Finance Has Become More Important Than the Actual Economy

The inherent weakness in the economic system rests in the fact that finance and speculation have superseded productive activities. The latter tends to spread wealth across a wider section of the population. The gains of finance don’t stretch beyond a handful of individuals. Speculation both generates and thrives on weakness. This is why we could see a major stock market crash in 2018 and a re-emergence of the 2008 financial crisis.

What Could Happen in the Next Few Months?
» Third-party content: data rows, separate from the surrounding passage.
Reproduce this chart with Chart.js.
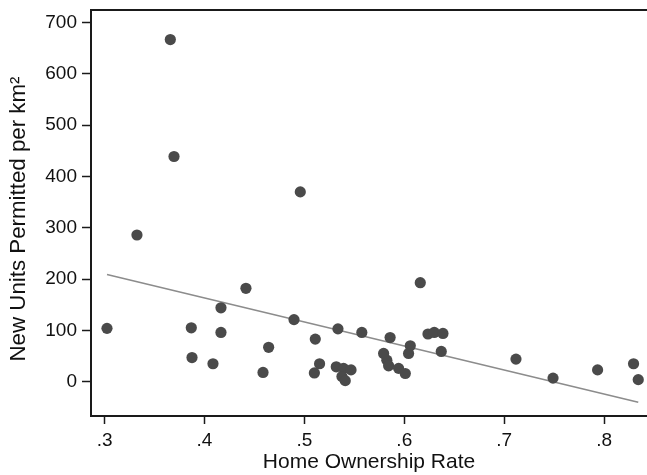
<!DOCTYPE html>
<html>
<head>
<meta charset="utf-8">
<script src="https://cdn.jsdelivr.net/npm/chart.js@4.4.1/dist/chart.umd.min.js"></script>
<style>
  html, body { margin: 0; padding: 0; background: #ffffff; overflow: hidden; }
  #wrap { width: 647px; height: 475px; }
</style>
</head>
<body>
<div id="wrap"><canvas id="c" width="647" height="475"></canvas></div>
<script>
// Home ownership rate (x) and new units permitted per km² (y)
const ownershipRate = [
  0.3024, 0.3324, 0.3658, 0.3695, 0.3868, 0.3875, 0.4085, 0.4165, 0.4165, 0.4415,
  0.4586, 0.4642, 0.4896, 0.4959, 0.5109, 0.5152, 0.5100, 0.5319, 0.5336, 0.5392,
  0.5467, 0.5376, 0.5409, 0.5575, 0.5793, 0.5825, 0.5843, 0.5858, 0.5943, 0.6010,
  0.6060, 0.6043, 0.6160, 0.6237, 0.6300, 0.6387, 0.6370, 0.7118, 0.7489, 0.7935,
  0.8295, 0.8342
];
const unitsPerKm2 = [
  104, 286, 667, 439, 105, 47, 35, 144, 96, 182,
  18, 67, 121, 370, 83, 35, 17, 29, 103, 26,
  23, 10, 2, 96, 55, 42, 31, 86, 26, 16,
  70, 55, 193, 93, 96, 94, 59, 44, 7, 23,
  35, 4
];

// Linear fit endpoints
const fitX = [0.3024, 0.8342];
const fitY = [209, -40];

// Axis ticks
const xTicks = [0.3, 0.4, 0.5, 0.6, 0.7, 0.8];
const yTicks = [0, 100, 200, 300, 400, 500, 600, 700];

const yTitle = 'New Units Permitted per km²';

const points = ownershipRate.map((x, i) => ({ x: x, y: unitsPerKm2[i] }));
const fitLine = fitX.map((x, i) => ({ x: x, y: fitY[i] }));

const FONT = '"Liberation Sans", Arial, Helvetica, sans-serif';
const X_MIN = 0.2864;
const X_PX_PER_UNIT = 999; // horizontal scale: pixels per 1.0 of ownership rate

// Top and bottom frame lines across the plot region, plus the rotated y-axis title
const frameAndTitle = {
  id: 'frameAndTitle',
  afterDraw(chart) {
    const { ctx, chartArea } = chart;
    ctx.save();
    ctx.strokeStyle = '#1a1a1a';
    ctx.lineWidth = 2;
    ctx.beginPath();
    ctx.moveTo(chartArea.left - 1, chartArea.top);
    ctx.lineTo(chart.width, chartArea.top);
    ctx.moveTo(chartArea.left - 1, chartArea.bottom);
    ctx.lineTo(chart.width, chartArea.bottom);
    ctx.stroke();

    ctx.translate(19, (chartArea.top + chartArea.bottom) / 2 + 6);
    ctx.rotate(-Math.PI / 2);
    ctx.fillStyle = '#111';
    ctx.font = '22.3px ' + FONT;
    ctx.textAlign = 'center';
    ctx.textBaseline = 'middle';
    ctx.fillText(yTitle, 0, 0);
    ctx.restore();
  }
};

const chart = new Chart(document.getElementById('c'), {
  type: 'scatter',
  data: {
    datasets: [
      {
        label: 'Fitted values',
        type: 'line',
        data: fitLine,
        borderColor: '#8c8c8c',
        borderWidth: 1.6,
        pointRadius: 0,
        pointHoverRadius: 0,
        fill: false,
        clip: false,
        order: 2
      },
      {
        label: 'New units',
        data: points,
        backgroundColor: '#4a4a4a',
        borderColor: '#4a4a4a',
        borderWidth: 0,
        pointRadius: 5.6,
        clip: false,
        order: 1
      }
    ]
  },
  options: {
    responsive: false,
    animation: false,
    devicePixelRatio: 1,
    layout: { autoPadding: false, padding: { top: 10, right: 0, left: 0, bottom: 0 } },
    plugins: {
      legend: { display: false },
      tooltip: { enabled: false }
    },
    scales: {
      x: {
        type: 'linear',
        min: X_MIN,
        max: 0.843,
        afterBuildTicks: (s) => { s.ticks = xTicks.map(v => ({ value: v })); },
        afterFit: (s) => { s.height = 59; s.paddingLeft = 0; s.paddingRight = 0; },
        border: { display: true, color: '#1a1a1a', width: 2 },
        grid: { drawOnChartArea: false, drawTicks: true, tickLength: 8, tickColor: '#1a1a1a', tickWidth: 1.5 },
        ticks: {
          color: '#111',
          font: { family: FONT, size: 19 },
          padding: 5,
          maxRotation: 0,
          autoSkip: false,
          callback: (v) => String(Math.round(v * 10) / 10).replace(/^0/, '')
        },
        title: {
          display: true,
          text: 'Home Ownership Rate',
          color: '#111',
          font: { family: FONT, size: 21 },
          padding: { top: 0, bottom: 0 }
        }
      },
      y: {
        type: 'linear',
        min: -66.9,
        max: 724.6,
        afterBuildTicks: (s) => { s.ticks = yTicks.map(v => ({ value: v })); },
        afterFit: (s) => { s.width = 91; s.paddingTop = 0; s.paddingBottom = 0; },
        border: { display: true, color: '#1a1a1a', width: 2 },
        grid: { drawOnChartArea: false, drawTicks: true, tickLength: 9, tickColor: '#1a1a1a', tickWidth: 1.5 },
        ticks: {
          color: '#111',
          font: { family: FONT, size: 19 },
          padding: 5,
          autoSkip: false,
          callback: (v) => String(v)
        },
        title: { display: false }
      }
    }
  },
  plugins: [frameAndTitle]
});

// The plot region runs off the right edge; keep a fixed horizontal scale
const area = chart.chartArea;
chart.options.scales.x.max = X_MIN + (area.right - area.left) / X_PX_PER_UNIT;
chart.update();
</script>
</body>
</html>
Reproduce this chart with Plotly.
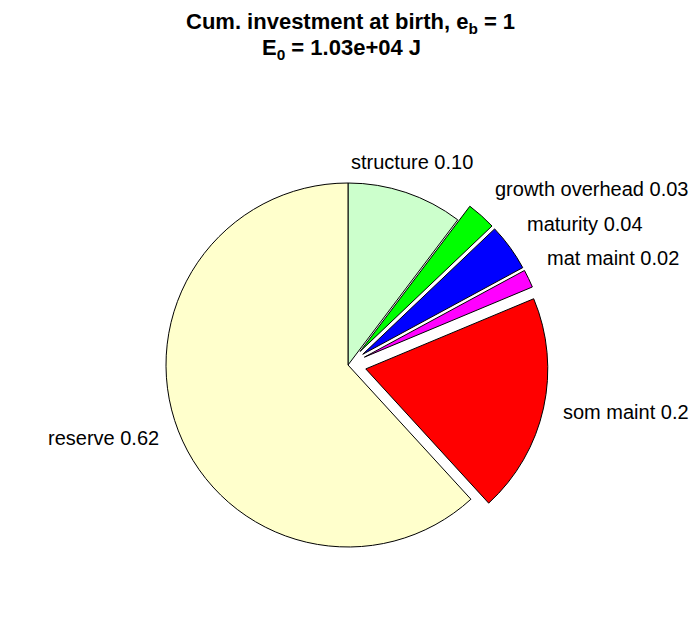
import math
import plotly.graph_objects as go

# ---- data ----
categories = ["structure", "growth overhead", "maturity", "mat maint", "som maint", "reserve"]
fractions = [0.103, 0.026, 0.042, 0.016, 0.195, 0.618]
label_values = ["0.10", "0.03", "0.04", "0.02", "0.2", "0.62"]
colors = ["#CCFFCC", "#00FF00", "#0000FF", "#FF00FF", "#FF0000", "#FFFFCC"]
explode = [0, 0.1, 0.1, 0.1, 0.1, 0]
title_line1 = "Cum. investment at birth, e<sub>b</sub> = 1"
title_line2 = "E<sub>0</sub> = 1.03e+04 J"

texts = [f"{c} {v}" for c, v in zip(categories, label_values)]

# ---- layout geometry ----
W, H = 696, 618
cx, cy, r = 348, 365, 182
half = r * (1 + max(explode))
FONT = "Liberation Sans, Arial, sans-serif"

fig = go.Figure(go.Pie(
    labels=categories,
    values=fractions,
    text=texts,
    textinfo="none",
    sort=False,
    direction="clockwise",
    rotation=0,
    pull=explode,
    marker=dict(colors=colors, line=dict(color="black", width=1)),
    hoverinfo="text",
    hovertext=texts,
    domain=dict(x=[(cx - half) / W, (cx + half) / W],
                y=[(H - cy - half) / H, (H - cy + half) / H]),
    showlegend=False,
))

# slice labels placed MATLAB-style along each slice bisector
total = sum(fractions)
annotations = []
cum = 0.0
for txt, f, ex in zip(texts, fractions, explode):
    mid = (cum + f / 2) / total * 2 * math.pi
    cum += f
    s, c = math.sin(mid), math.cos(mid)
    rr = r * (1.1 + ex)
    px = cx + rr * s
    py = cy - rr * c
    if s > 0.35:
        xa = "left"
    elif s < -0.35:
        xa = "right"
    else:
        xa = "center"
    if c > 0.3:
        ya = "bottom"
    elif c < -0.7:
        ya = "top"
    else:
        ya = "middle"
    annotations.append(dict(
        text=txt, x=px / W, y=1 - py / H, xref="paper", yref="paper",
        xanchor=xa, yanchor=ya, showarrow=False,
        font=dict(family=FONT, size=20, color="black"),
    ))

annotations.append(dict(
    text=f"<b>{title_line1}</b>", x=350 / W, y=1 - 23 / H, xref="paper", yref="paper",
    xanchor="center", yanchor="middle", showarrow=False,
    font=dict(family=FONT, size=22, color="black"),
))
annotations.append(dict(
    text=f"<b>{title_line2}</b>", x=341 / W, y=1 - 49 / H, xref="paper", yref="paper",
    xanchor="center", yanchor="middle", showarrow=False,
    font=dict(family=FONT, size=22, color="black"),
))

fig.update_layout(
    width=W, height=H,
    margin=dict(l=0, r=0, t=0, b=0),
    paper_bgcolor="white",
    plot_bgcolor="white",
    annotations=annotations,
)

fig.write_html(
    "out.html",
    config={"displayModeBar": False},
    post_script="document.body.style.margin='0';document.body.style.overflow='hidden';",
)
The financial markets are resting on ever-weaker foundations. One of the reasons for the weakness is that the causes and nature of the 2008 financial crisis have never been adequately discussed or explored. Few doubt that the easing of financial regulations in the 1990s are a factor, especially President Bill Clinton’s repeal of part of the Glass-Steagall Act. The latter step was under pressure from Clinton’s aides in 1999. (Source: “Wall Street deregulation pushed by Clinton advisers, documents reveal,” The Guardian, April 19, 2014.)

Glass-Steagall deterred banks from taking on too much risk. The 1999 changes to the act allowed insurance companies, investment banks, and retail banks to merge. But does such deregulation alone explain the crisis? No, it’s merely one minor aspect.

Some might argue that deregulation, just as any measure that legalizes and co-opts activities, will lead to degradation if it renders some excesses (vices) tolerable, even praised. Society in general accepts the otherwise-tame and polite corporate executive when he/she has has a little too much to drink. Alcohol consumption is legal and even encouraged, within reasonable limits, in polite society.

Thus, the concept works similarly in finance: a little regulation can help certain kinds of financial speculation (an elegant term for what most people otherwise define as “gambling”) to continue.

A Few Gained While Millions Lost

The worst aspects of the 2008 financial crisis from a moral standpoint is that many people who had nothing to do with stocks and the financial markets suffered the consequences of the actions of Wall Street players. Many of the latter survived with their wealth intact, yet millions of people all over the world lost their jobs, savings, and livelihoods.